Still, the NFL is, more than ever in these pass-happy times, a quarterback-first league. Teams that don’t have one must get one. The Redskins finally have theirs, and Coach Mike Shanahan chose to focus on that when he was asked after the loss to the Steelers whether he was encouraged by what he sees eight games into the season.

“I’m very encouraged,” Shanahan said. “I’m very excited. When you get a guy, as a quarterback, that can do what he’s done in the first half of the season, where he’s one of the top passers and the top rushers offensively — he’s doing some good things, as you can see.”

In a conference call with reporters Monday, Shanahan added that he is disappointed with the team’s record. He said that, going into the season, he believed the team’s defense would be its strength, but the Redskins have felt the effect of losing six or seven players who would have dressed for games.

But he also said the Redskins are making progress.

“We all know the record defines who you are,” he said. “But if people can’t look at the offense and figure out we’re a different team, then they don’t have a background in football.”

Griffin indeed has arrived as a standout player much sooner than the Redskins or anyone else reasonably could have expected entering his rookie season.
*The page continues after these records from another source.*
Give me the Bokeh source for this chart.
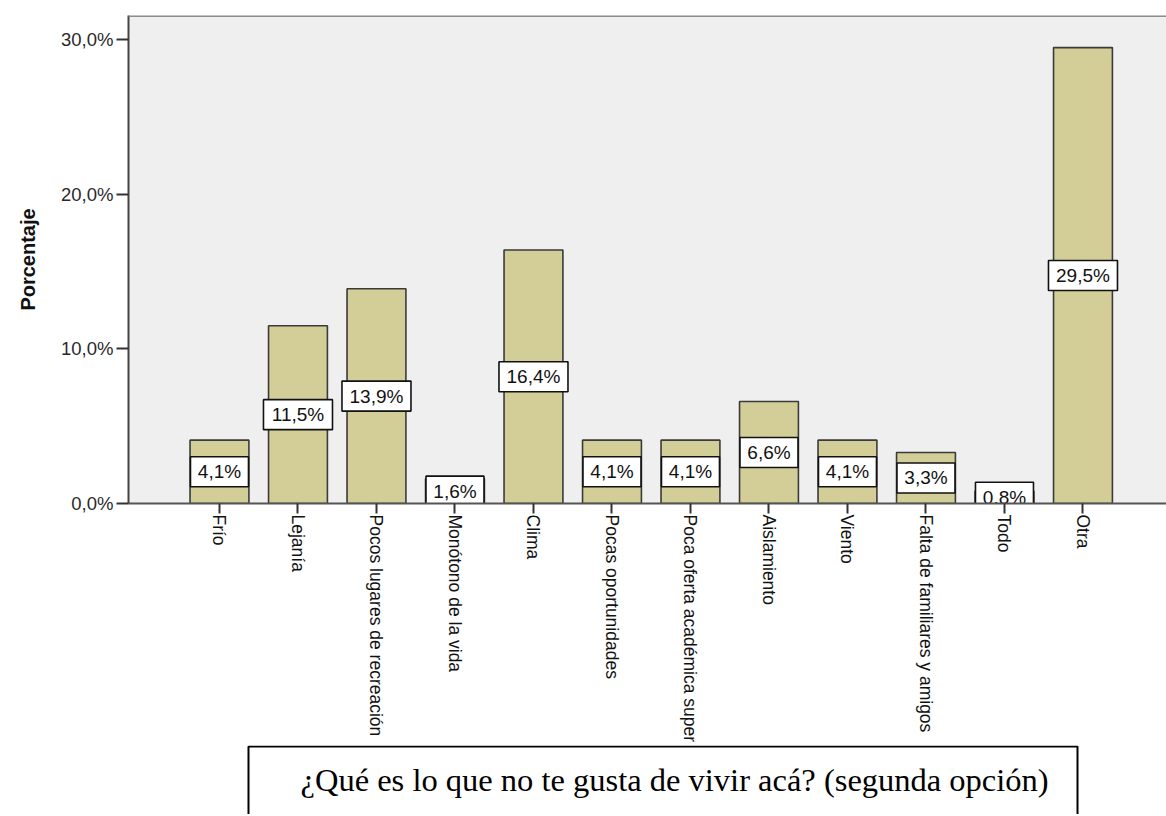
import math
from bokeh.plotting import figure
from bokeh.layouts import column
from bokeh.models import Range1d, FixedTicker, Span, ColumnDataSource
from bokeh.core.properties import value
from bokeh.embed import file_html
from bokeh.resources import INLINE

# ---- data ----
categories = ["Frío", "Lejanía", "Pocos lugares de recreación", "Monótono de la vida",
              "Clima", "Pocas oportunidades", "Poca oferta académica super",
              "Aislamiento", "Viento", "Falta de familiares y amigos", "Todo", "Otra"]
percentages = [4.1, 11.5, 13.9, 1.6, 16.4, 4.1, 4.1, 6.6, 4.1, 3.3, 0.8, 29.5]
y_ticks = [0, 10, 20, 30]
y_tick_labels = ["0,0%", "10,0%", "20,0%", "30,0%"]
title_text = "¿Qué es lo que no  te gusta de vivir acá? (segunda opción)"

xs = list(range(len(categories)))
labels = [f"{v:.1f}".replace(".", ",") + "%" for v in percentages]
src = ColumnDataSource(dict(
    x=xs, top=percentages, mid=[v / 2 for v in percentages], label=labels,
    bw=[58 + 11 * (len(s) - 4) for s in labels],
))

FONT = "Liberation Sans"
Y_TOP = 31.576

p = figure(width=1166, height=745, output_backend="svg", toolbar_location=None,
           x_range=Range1d(-1.159, 12.064), y_range=Range1d(0, Y_TOP),
           min_border_left=128, min_border_right=0, min_border_top=15, min_border_bottom=239)
p.background_fill_color = "#EFEFEF"
p.border_fill_color = "white"
p.outline_line_color = None
p.xgrid.visible = False
p.ygrid.visible = False

p.vbar(x="x", top="top", width=0.75, bottom=0, source=src,
       fill_color="#D3CE97", line_color="#3a3a3a", line_width=1.6)

p.rect(x="x", y="mid", width="bw", height=30, width_units="screen", height_units="screen",
       source=src, fill_color="white", line_color="#111111", line_width=1.6)
p.text(x="x", y="mid", text="label", source=src, text_align="center",
       text_baseline="middle", text_font=value(FONT), text_font_size="19px",
       text_color="#111111")

p.add_layout(Span(location=Y_TOP, dimension="width", line_color="#8c8c8c", line_width=3))

# y axis
ya = p.yaxis[0]
ya.ticker = FixedTicker(ticks=y_ticks)
ya.major_label_overrides = dict(zip(y_ticks, y_tick_labels))
ya.minor_tick_line_color = None
ya.major_tick_in = 0
ya.major_tick_out = 12
ya.major_tick_line_width = 2
ya.major_tick_line_color = "#333333"
ya.axis_line_color = "#444444"
ya.axis_line_width = 2
ya.major_label_standoff = 3
ya.major_label_text_font = FONT
ya.major_label_text_font_size = "18.5px"
ya.major_label_text_color = "#2a2a2a"
ya.axis_label = "Porcentaje"
ya.axis_label_text_font = FONT
ya.axis_label_text_font_size = "20px"
ya.axis_label_text_font_style = "bold"
ya.axis_label_text_color = "#111111"
ya.axis_label_standoff = 19

# x axis
xa = p.xaxis[0]
xa.ticker = FixedTicker(ticks=xs)
xa.major_label_overrides = dict(zip(xs, categories))
xa.major_label_orientation = -math.pi / 2
xa.minor_tick_line_color = None
xa.major_tick_in = 0
xa.major_tick_out = 10
xa.major_tick_line_width = 2
xa.major_tick_line_color = "#333333"
xa.axis_line_color = "#555555"
xa.axis_line_width = 2
xa.major_label_standoff = 1
xa.major_label_text_font = FONT
xa.major_label_text_font_size = "17.5px"
xa.major_label_text_color = "#111111"

# title box (second figure, frame aligned with the chart frame; units are pixels)
p2 = figure(width=1166, height=69, output_backend="svg", toolbar_location=None,
            x_range=Range1d(0, 1038), y_range=Range1d(0, 69),
            min_border_left=128, min_border_right=0, min_border_top=0, min_border_bottom=0)
p2.axis.visible = False
p2.xgrid.visible = False
p2.ygrid.visible = False
p2.background_fill_color = "white"
p2.border_fill_color = "white"
p2.outline_line_color = None
p2.quad(left=[120], right=[949], bottom=[-10], top=[68], fill_color="white",
        line_color="black", line_width=2)
p2.text(x=[172], y=[35], text=[title_text], text_align="left", text_baseline="middle",
        text_font=value("Liberation Serif"), text_font_size="32.5px", text_color="black")

layout = column(p, p2, spacing=0)
open("out.html", "w").write(file_html(layout, INLINE))
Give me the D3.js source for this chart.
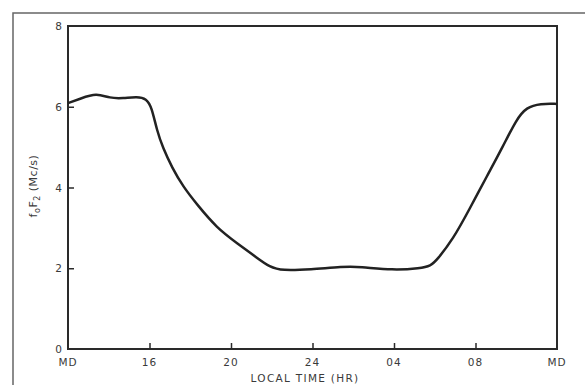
<!DOCTYPE html>
<html><head><meta charset="utf-8">
<script src="https://cdn.jsdelivr.net/npm/d3@7"></script>
<style>
html,body{margin:0;padding:0;background:#fff;}
svg{display:block;}
text{font-family:"DejaVu Sans",sans-serif;fill:#3a3a3a;}
</style></head>
<body>
<svg id="c" width="585" height="385"></svg>
<script>
const tickHours = [12, 16, 20, 24, 28, 32, 36];
const tickLabels = ["MD", "16", "20", "24", "04", "08", "MD"];
const yTicks = [0, 2, 4, 6, 8];
const hours = [12, 12.6, 13.4, 14.06, 14.7, 15.4, 15.85, 16.1, 16.37, 16.66, 17.1, 17.65, 18.33, 19.3, 20.3, 21.3, 21.9, 22.5, 23.9, 25.5, 26.3, 27.95, 29.3, 29.8, 30.1, 30.9, 31.7, 32.56, 33.35, 34.0, 34.5, 35.2, 36];
const foF2 = [6.09, 6.2, 6.34, 6.21, 6.21, 6.25, 6.2, 6.0, 5.4, 4.98, 4.5, 4.02, 3.58, 3.0, 2.62, 2.25, 2.03, 1.94, 1.97, 2.04, 2.04, 1.95, 2.0, 2.06, 2.2, 2.72, 3.46, 4.28, 5.02, 5.68, 5.99, 6.08, 6.07];

const svg = d3.select("#c");
const L = 68, R = 557, T = 26, B = 349;
const x = d3.scaleLinear().domain([12, 36]).range([L, R]);
const y = d3.scaleLinear().domain([0, 8]).range([B, T]);

// outer frame
svg.append("path").attr("d", "M13,385 L13,13 L585,13")
  .attr("fill", "none").attr("stroke", "#666").attr("stroke-width", 1.5);

// plot frame
svg.append("rect").attr("x", L).attr("y", T).attr("width", R - L).attr("height", B - T)
  .attr("fill", "none").attr("stroke", "#2a2a2a").attr("stroke-width", 2);

// x axis (ticks pointing inward)
const xAxis = d3.axisTop(x).tickValues(tickHours.slice(1, -1)).tickSize(6).tickFormat("");
const gx = svg.append("g").attr("transform", `translate(0,${B})`).call(xAxis);
gx.select(".domain").remove();
gx.selectAll("line").attr("stroke", "#2a2a2a").attr("stroke-width", 1.5);
svg.append("g").selectAll("text").data(tickHours).join("text")
  .attr("x", d => x(d)).attr("y", 366).attr("text-anchor", "middle")
  .attr("font-size", 10.5).attr("letter-spacing", 1)
  .text((d, i) => tickLabels[i]);

// y axis
const yAxis = d3.axisRight(y).tickValues(yTicks.slice(1, -1)).tickSize(6).tickFormat("");
const gy = svg.append("g").attr("transform", `translate(${L},0)`).call(yAxis);
gy.select(".domain").remove();
gy.selectAll("line").attr("stroke", "#2a2a2a").attr("stroke-width", 1.5);
svg.append("g").selectAll("text").data(yTicks).join("text")
  .attr("x", 62).attr("y", d => y(d) + 4).attr("text-anchor", "end")
  .attr("font-size", 10.5).text(d => d);

// axis titles
svg.append("text").attr("x", 305).attr("y", 382).attr("text-anchor", "middle")
  .attr("font-size", 10.5).attr("letter-spacing", 1.3).text("LOCAL TIME (HR)");
const yl = svg.append("text").attr("transform", "translate(37,186) rotate(-90)")
  .attr("text-anchor", "middle").attr("font-size", 11).attr("letter-spacing", 0.5);
yl.append("tspan").text("f");
yl.append("tspan").attr("font-size", 8).attr("dy", 3).text("o");
yl.append("tspan").attr("dy", -3).text("F");
yl.append("tspan").attr("font-size", 8).attr("dy", 3).text("2");
yl.append("tspan").attr("dy", -3).text(" (Mc/s)");

// curve
const line = d3.line().x((d, i) => x(hours[i])).y(d => y(d)).curve(d3.curveBasis);
svg.append("path").datum(foF2).attr("d", line)
  .attr("fill", "none").attr("stroke", "#222").attr("stroke-width", 2.5);
</script>
</body></html>
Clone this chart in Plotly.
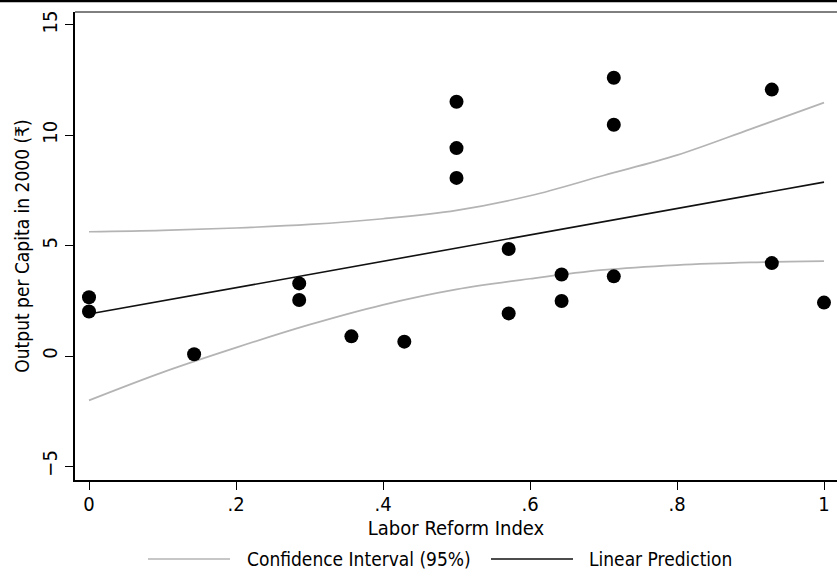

He was the league’s sixth-rated passer entering Monday night’s play. He has frustrated opposing defenses with the accuracy of his passing, the speed and agility of his running, and with his improvisational skills. He has shown an ability to lead and a knack for rising to the occasion with games on the line. He has been everything that was advertised upon his arrival, and more.

He didn’t have one of his better games Sunday, but that wasn’t all his own doing. The Redskins had, by Shanahan’s count, 10 dropped passes as part of Griffin’s 16-for-34, 177-yard passing day. With rookie tailback Alfred Morris mostly a non-factor, Griffin had little help on offense.

“You feel good that a quarterback can come into this environment, still have the number of drops and in the fourth quarter you’re still into it with five minutes left,” Shanahan said.